Replace the following:

  • TABLE_NAME: the name of the table with the textual data
  • EMBEDDING_COLUMN_NAME: the name of the column in which you want to add generated embeddings
  • DATA_COLUMN_NAME: the name of the column with the textual data
  • PROJECT: the project hosting the Vertex AI endpoint
  • LOCATION: the location of the Vertex AI endpoint
  • MODEL_VERSION: the version of the textembedding-gecko embedding model
  • MAX_ROWS: the maximum number of rows per RPC
  • EMBEDDING_VERSION_COLUMN: the column that manages the version of the textembedding-gecko embedding model used to backfill your embeddings
  • FILTER_CONDITION: a partitionable filter condition that you want to apply

An example backfill query for the products table:

GoogleSQL

UPDATE products
SET
  products.desc_embed = (
    SELECT embeddings.values
    FROM SAFE.ML.PREDICT(
      MODEL gecko_model,
      (SELECT products.description AS content)
    ) @{remote_udf_max_rows_per_rpc=200}
  ),
  products.desc_embed_model_version = 3
WHERE products.desc_embed IS NULL;

PostgreSQL

UPDATE products
SET
  desc_embed = spanner.FLOAT32_ARRAY(spanner.ML_PREDICT_ROW(
    'projects/PROJECT/locations/LOCATION/publishers/google/models/textembedding-gecko@003', 
    JSONB_BUILD_OBJECT('instances', JSONB_BUILD_ARRAY(JSONB_BUILD_OBJECT('content', description)))
  ) /*@ remote_udf_max_rows_per_rpc=200 */ ->'predictions'->0->'embeddings'->'values'),
  desc_embed_model_version = 3
WHERE desc_embed IS NULL;

For best practices, consider the following:

  • The default gRPC timeout for the Spanner API is one hour. Depending on the amount of embeddings you are backfilling, you might need to increase this timeout to ensure that the UPDATE partitioned DML has sufficient time to complete. For more information, see Configure custom timeouts and retries.

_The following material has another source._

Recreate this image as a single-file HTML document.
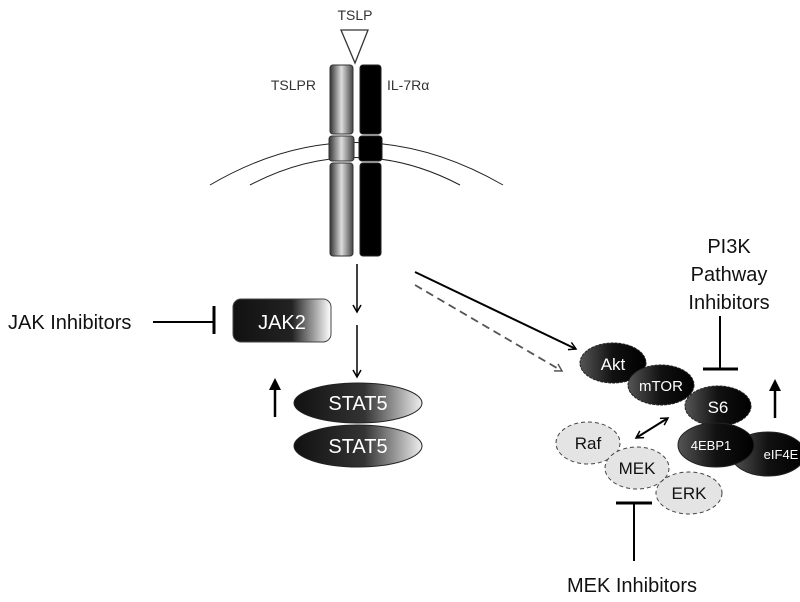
<!DOCTYPE html>
<html><head><meta charset="utf-8"><style>
html,body{margin:0;padding:0;background:#fff}
svg{display:block;font-family:"Liberation Sans",sans-serif}
</style></head><body>
<svg width="800" height="602" viewBox="0 0 800 602">
<defs>
<linearGradient id="gGray" x1="0" x2="1"><stop offset="0" stop-color="#333"/><stop offset="0.5" stop-color="#ddd"/><stop offset="1" stop-color="#444"/></linearGradient>
<linearGradient id="gDark" x1="0" x2="1"><stop offset="0" stop-color="#111"/><stop offset="0.6" stop-color="#222"/><stop offset="1" stop-color="#fff"/></linearGradient>
<linearGradient id="gOval" x1="0" x2="1"><stop offset="0" stop-color="#555"/><stop offset="0.5" stop-color="#111"/><stop offset="1" stop-color="#000"/></linearGradient>
<linearGradient id="gStat" x1="0" x2="1"><stop offset="0" stop-color="#111"/><stop offset="0.55" stop-color="#333"/><stop offset="1" stop-color="#eee"/></linearGradient>
<marker id="ah" markerWidth="10" markerHeight="10" refX="8" refY="5" orient="auto" markerUnits="userSpaceOnUse"><path d="M1,1 L8,5 L1,9" fill="none" stroke="#000" stroke-width="1.5"/></marker>
<marker id="ahs" markerWidth="10" markerHeight="10" refX="8" refY="5" orient="auto-start-reverse" markerUnits="userSpaceOnUse"><path d="M1,1 L8,5 L1,9" fill="none" stroke="#000" stroke-width="1.5"/></marker>
<marker id="ahg" markerWidth="10" markerHeight="10" refX="8" refY="5" orient="auto" markerUnits="userSpaceOnUse"><path d="M1,1 L8,5 L1,9" fill="none" stroke="#555" stroke-width="1.5"/></marker>
<marker id="ahf" markerWidth="12" markerHeight="12" refX="6" refY="6" orient="auto" markerUnits="userSpaceOnUse"><path d="M0,0 L12,6 L0,12 z" fill="#000"/></marker>
</defs>

<text x="355" y="20" font-size="14" text-anchor="middle" fill="#333">TSLP</text>
<polygon points="341,30 368,30 355,63" fill="#fff" stroke="#333" stroke-width="1.3"/>
<text x="316" y="90" font-size="14" text-anchor="end" fill="#333">TSLPR</text>
<text x="387" y="90" font-size="14" fill="#333">IL-7Rα</text>

<path d="M210,185 Q355,100 503,185" fill="none" stroke="#222" stroke-width="1"/>
<path d="M250,185 Q355,130 460,185" fill="none" stroke="#222" stroke-width="1"/>

<g stroke="#333" stroke-width="1">
<rect x="330" y="65" width="23" height="69" rx="3" fill="url(#gGray)"/>
<rect x="329" y="136" width="25" height="25" rx="3" fill="url(#gGray)"/>
<rect x="330" y="163" width="23" height="93" rx="3" fill="url(#gGray)"/>
</g>
<g fill="#000" stroke="#222" stroke-width="1">
<rect x="360" y="65" width="21" height="69" rx="3"/>
<rect x="359" y="136" width="23" height="25" rx="3"/>
<rect x="360" y="163" width="21" height="93" rx="3"/>
</g>

<line x1="357" y1="264" x2="357" y2="312" stroke="#000" stroke-width="1.5" marker-end="url(#ah)"/>
<line x1="357" y1="325" x2="357" y2="377" stroke="#000" stroke-width="1.5" marker-end="url(#ah)"/>

<text x="8" y="329" font-size="20" fill="#111">JAK Inhibitors</text>
<line x1="153" y1="322" x2="214" y2="322" stroke="#000" stroke-width="2"/>
<line x1="214" y1="306" x2="214" y2="334" stroke="#000" stroke-width="3"/>
<rect x="233" y="299" width="98" height="43" rx="8" fill="url(#gDark)" stroke="#444"/>
<text x="282" y="329" font-size="20" fill="#fff" text-anchor="middle">JAK2</text>

<line x1="275" y1="417" x2="275" y2="384" stroke="#000" stroke-width="2.5" marker-end="url(#ahf)"/>
<ellipse cx="358" cy="403" rx="64" ry="20" fill="url(#gStat)" stroke="#222"/>
<text x="358" y="410" font-size="20" fill="#fff" text-anchor="middle">STAT5</text>
<ellipse cx="358" cy="446" rx="64" ry="21" fill="url(#gStat)" stroke="#222"/>
<text x="358" y="453" font-size="20" fill="#fff" text-anchor="middle">STAT5</text>

<line x1="415" y1="272" x2="576" y2="349" stroke="#000" stroke-width="2" marker-end="url(#ah)"/>
<line x1="415" y1="285" x2="562" y2="371" stroke="#555" stroke-width="1.8" stroke-dasharray="8,5" marker-end="url(#ahg)"/>

<text x="729" y="253" font-size="20" fill="#111" text-anchor="middle">PI3K</text>
<text x="729" y="281" font-size="20" fill="#111" text-anchor="middle">Pathway</text>
<text x="729" y="309" font-size="20" fill="#111" text-anchor="middle">Inhibitors</text>
<line x1="720" y1="316" x2="720" y2="369" stroke="#000" stroke-width="2"/>
<line x1="703" y1="369" x2="738" y2="369" stroke="#000" stroke-width="3"/>
<line x1="775" y1="418" x2="775" y2="385" stroke="#000" stroke-width="2.5" marker-end="url(#ahf)"/>

<g font-size="17" text-anchor="middle">
<ellipse cx="613" cy="363" rx="33" ry="20" fill="url(#gOval)" stroke="#222" stroke-dasharray="3,1"/>
<text x="613" y="370" fill="#fff">Akt</text>
<ellipse cx="661" cy="385" rx="33" ry="20" fill="url(#gOval)" stroke="#222" stroke-dasharray="3,1"/>
<text x="661" y="391" font-size="15" fill="#fff">mTOR</text>
<ellipse cx="718" cy="406" rx="33" ry="20" fill="url(#gOval)" stroke="#222" stroke-dasharray="3,1"/>
<text x="718" y="413" fill="#fff">S6</text>
<ellipse cx="768" cy="454" rx="37" ry="22" fill="url(#gOval)" stroke="#222"/>
<text x="781" y="459" font-size="13" fill="#fff">eIF4E</text>
<ellipse cx="716" cy="445" rx="38" ry="22" fill="url(#gOval)" stroke="#222"/>
<text x="711" y="450" font-size="13" fill="#fff">4EBP1</text>
<line x1="636" y1="438" x2="668" y2="418" stroke="#000" stroke-width="2" marker-start="url(#ahs)" marker-end="url(#ahs)"/>
<ellipse cx="588" cy="443" rx="32" ry="21" fill="#e4e4e4" stroke="#444" stroke-dasharray="4,3"/>
<text x="588" y="449" fill="#111">Raf</text>
<ellipse cx="637" cy="468" rx="32" ry="21" fill="#e4e4e4" stroke="#444" stroke-dasharray="4,3"/>
<text x="637" y="474" fill="#111">MEK</text>
<ellipse cx="689" cy="493" rx="33" ry="21" fill="#e4e4e4" stroke="#444" stroke-dasharray="4,3"/>
<text x="689" y="499" fill="#111">ERK</text>
</g>

<line x1="616" y1="503" x2="652" y2="503" stroke="#000" stroke-width="3"/>
<line x1="634" y1="503" x2="634" y2="561" stroke="#000" stroke-width="2"/>
<text x="632" y="592" font-size="20" fill="#111" text-anchor="middle">MEK Inhibitors</text>
</svg>
</body></html>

Performance and other considerations

Consider the following to optimize performance when backfilling embedding data.

Number of nodes

Partitioned DML executes the given DML statement on different partitions in parallel. For instances with a high number of nodes, you might observe quota errors during the execution of partitioned DML. If the Vertex AI API requests are throttled due to Vertex AI API quota limits, then Spanner retries these failures under the partitioned DML transaction mode for a maximum of 20 times. If you observe a high rate of quota errors in Vertex AI, then increase the quota for Vertex AI.

Size of text in the data column

The Vertex AI embedding model has limits on the maximum number of tokens for each text input. Different model versions have different token limits. Each Vertex AI request can have multiple input text fields, but there is a limit on the maximum number of tokens which is present in a single request. For GoogleSQL databases, if you encounter an INVALID_ARGUMENT error with a "Request is too large" message, try reducing the batch size to avoid the error. To do so, you can configure default_batch_size or use the @{remote_udf_max_outstanding_rpcs} query hint when registering the model.

Number of API requests sent to Vertex AI

You can use the query hint @{remote_udf_max_outstanding_rpcs} to increase or decrease the number of requests sent to Vertex AI from Spanner. Be aware that increasing this limit can increase the CPU and memory usage of the Spanner instance. For GoogleSQL databases, using this query hint overrides the default_batch_size configured for your model.

Monitor backfill progress

You can monitor the number of requests, latency, and network bytes sent to Vertex AI from Spanner using the system insights dashboard.